I can't ever figure out what they think they are feeding on, with some of my offerings sometimes.
I've found that after catching so many fish on so many lures for so many years that:
simple is what simple does. The proof that certain lures do well is in the catching. Words such as
what fish think or
what they were thinking when they bit a lure is not relevant even if it could be proven - which of course it can not.
The various shapes shown have unique actions. Was color important? Couldn't say except those colors in those lure shapes at least never deter the strike - even the clear plastic lure pictured on the bottom. In fact many clear plastic lures in different shapes have done well in the murkiest water you can imagine. Must be the lateral line that tracked the lure and allowed the fish to get close enough to strike it.
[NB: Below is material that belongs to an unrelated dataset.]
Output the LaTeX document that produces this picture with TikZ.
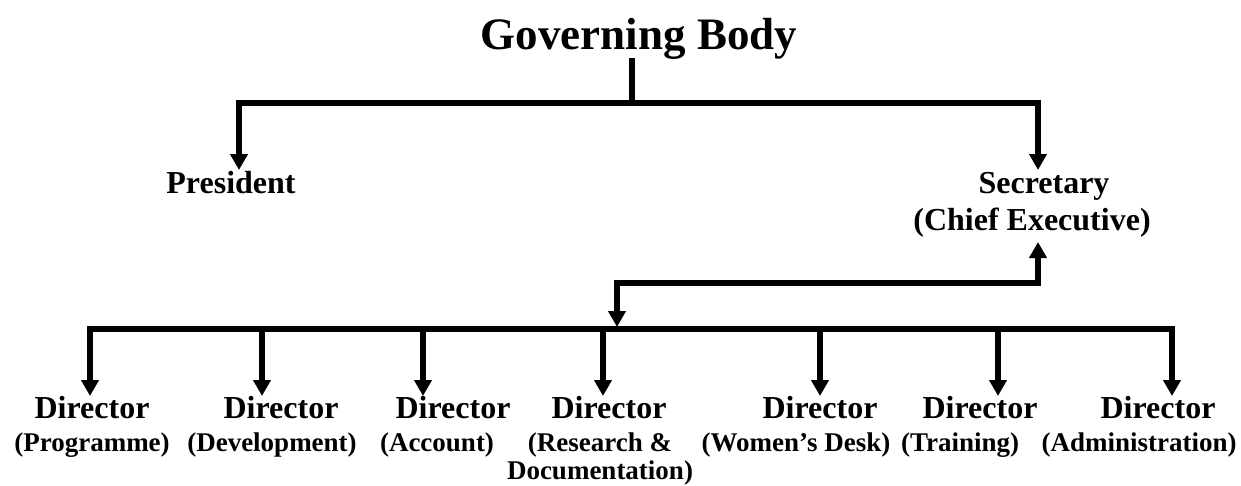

Our lures do just that: 1. move so that the lateral line is stimulated such that 2. when the fish is within striking range, a combination of sight and lightning-fast propulsion further target the moving object for destruction - kinda like a
heat-seeking missile. Does the
missile (fish) care or think what it is it's about to destroy? Fish don't exhibit too much compassion in my experience.
As lure crafters and testers, we know something most anglers don't: we can discover shape-actions fish attack. In fact, last summer a pickerel bit off the tail of a curl-tail grub. I figured - what the H, may as well cast it to the same spot to see what happens. I caught that pickerel, 24 other fish after that and more the day after on the
same lure. (pictured top-right)
Then figuring the shape had to be good so I poured a
Mo Magic grub from a mold, removed the flat tail, colored ir with different color dyes and cast it on a light jighead. Same thing happened: fish after fish after fish!! (chartreuse/black, orange lure pictured next to the Sassy Shad with the belly cut off.)
You or I can close our eyes, grab any lure that's proven itself and do just a good once fish are found. The reason as in the example of the
light bulb butt: the shape and the waddle when twitched with the rod tip. Just too much for fish to let pass.